Nashville Lost 84% of Songwriters from 2000-2017
- DennyHall
- Aug 4, 2021
- 1 min read
Updated: Sep 3, 2023

Said singer-songwriter, Garth Brooks, at the 2017 SXSW music conference:
“Songwriting’s going downhill, and we as artists need to try and preserve that [art],” he exhorted backstage at the Austin Convention Center before his keynote address at the music festival and conference.

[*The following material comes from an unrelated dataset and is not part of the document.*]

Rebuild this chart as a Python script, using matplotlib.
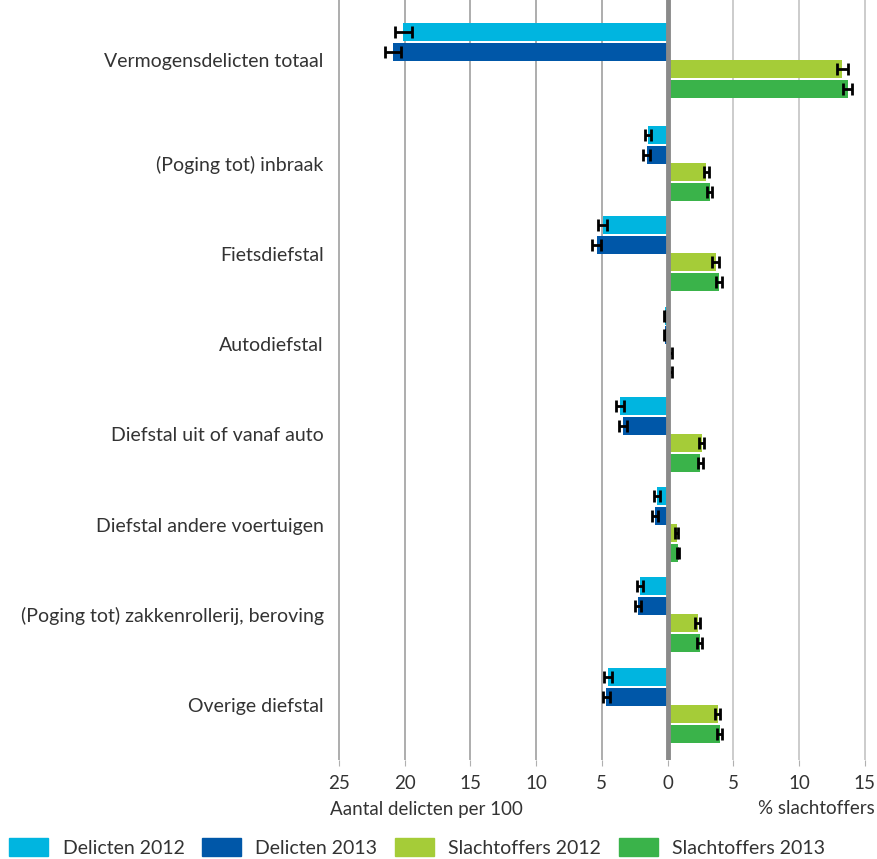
import numpy as np
import matplotlib.pyplot as plt
from matplotlib.patches import Patch
from matplotlib.ticker import FuncFormatter

plt.rcParams['font.family'] = ['Lato', 'DejaVu Sans']

# data
categories = ['Vermogensdelicten totaal', '(Poging tot) inbraak', 'Fietsdiefstal',
              'Autodiefstal', 'Diefstal uit of vanaf auto', 'Diefstal andere voertuigen',
              '(Poging tot) zakkenrollerij, beroving', 'Overige diefstal']
delicten_2012 = [20.1, 1.5, 4.95, 0.2, 3.6, 0.8, 2.1, 4.5]
delicten_2013 = [20.9, 1.6, 5.4, 0.2, 3.4, 0.95, 2.25, 4.65]
slachtoffers_2012 = [13.3, 2.95, 3.65, 0.2, 2.6, 0.7, 2.3, 3.8]
slachtoffers_2013 = [13.7, 3.2, 3.9, 0.2, 2.5, 0.8, 2.45, 3.95]
err_d2012 = [0.65, 0.25, 0.35, 0.1, 0.3, 0.2, 0.2, 0.3]
err_d2013 = [0.6, 0.25, 0.35, 0.1, 0.3, 0.2, 0.2, 0.3]
err_s2012 = [0.4, 0.2, 0.25, 0.1, 0.2, 0.1, 0.2, 0.2]
err_s2013 = [0.35, 0.2, 0.25, 0.1, 0.2, 0.1, 0.2, 0.2]

labels = ['Delicten 2012', 'Delicten 2013', 'Slachtoffers 2012', 'Slachtoffers 2013']
colors = ['#00b5e0', '#0057a8', '#a5cc38', '#3ab34a']

# totaal staat iets verder van de rest af
pos = np.arange(len(categories), dtype=float)
pos[0] = -0.14

fig = plt.figure(figsize=(8.78, 8.59), dpi=100)
ax = fig.add_axes([0.3815, 0.115, 0.608, 0.885])

h = 0.2
series = [(-np.array(delicten_2012), err_d2012, -0.315),
          (-np.array(delicten_2013), err_d2013, -0.095),
          (np.array(slachtoffers_2012), err_s2012, 0.095),
          (np.array(slachtoffers_2013), err_s2013, 0.315)]
for (vals, err, off), c in zip(series, colors):
    ax.barh(pos + off, vals, height=h, color=c, zorder=3)
    ax.errorbar(vals, pos + off, xerr=err, fmt='none', ecolor='black',
                elinewidth=2, capsize=4.5, capthick=2, zorder=4)

# gridlijnen
for x in range(-25, 16, 5):
    if x == 0:
        continue
    ax.axvline(x, color='#a0a0a0' if x < 0 else '#c4c4c4', lw=1.2, zorder=1)
ax.axvline(0, color='#8a8a8a', lw=3.5, zorder=5)

ax.set_xlim(-25.3, 15.3)
ax.set_ylim(7.61, -0.81)
ax.set_xticks(range(-25, 16, 5))
ax.xaxis.set_major_formatter(FuncFormatter(lambda v, p: f'{abs(int(v))}'))
ax.tick_params(axis='x', length=4, color='#b0b0b0', labelsize=13.5,
               labelcolor='#333333', pad=7)
ax.set_yticks(pos)
ax.set_yticklabels(categories)
ax.tick_params(axis='y', length=0, labelsize=14, labelcolor='#333333', pad=8)
for s in ax.spines.values():
    s.set_visible(False)

fig.text(330 / 878, 1 - 809 / 859, 'Aantal delicten per 100', ha='left', va='center',
         fontsize=13.5, color='#333333')
fig.text(875 / 878, 1 - 809 / 859, '% slachtoffers', ha='right', va='center',
         fontsize=13.5, color='#333333')

handles = [Patch(color=c, label=l) for c, l in zip(colors, labels)]
fig.legend(handles=handles, loc='lower left', bbox_to_anchor=(-0.003, -0.011), ncol=4,
           frameon=False, fontsize=14, handlelength=2.0, handleheight=1.05,
           handletextpad=0.75, columnspacing=0.9, labelcolor='#333333',
           borderaxespad=0.2)

fig.savefig('out.png', dpi=100)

“Everybody’s making something, but nobody’s making enough to survive.” Brooks said that from "2000 until now, Nashville — and I’m talking just about Nashville—has lost over 84% of its songwriters." “It’s a ghost town when it comes to songwriters. One or two songwriters have 28 Number Ones. That’s never happened before. So as much as I’d love for my name to be one of those writers that has the 28 Number Ones, even if you ask the writers themselves, they’ll tell you that (if) one person gets that many Number Ones, the music might start sounding kind of the same." “So my thing is, for music’s sake — which is for all of our sakes — we must reinvest in the songwriter and let’s take care of them because that’s where it all starts. Keeping these people in business until they write that song that God sent them down here to write — I think that’s our duty.” “I wish I had a crystal ball and could tell you everything’s gonna be fine, but I hate to admit this: I don’t know."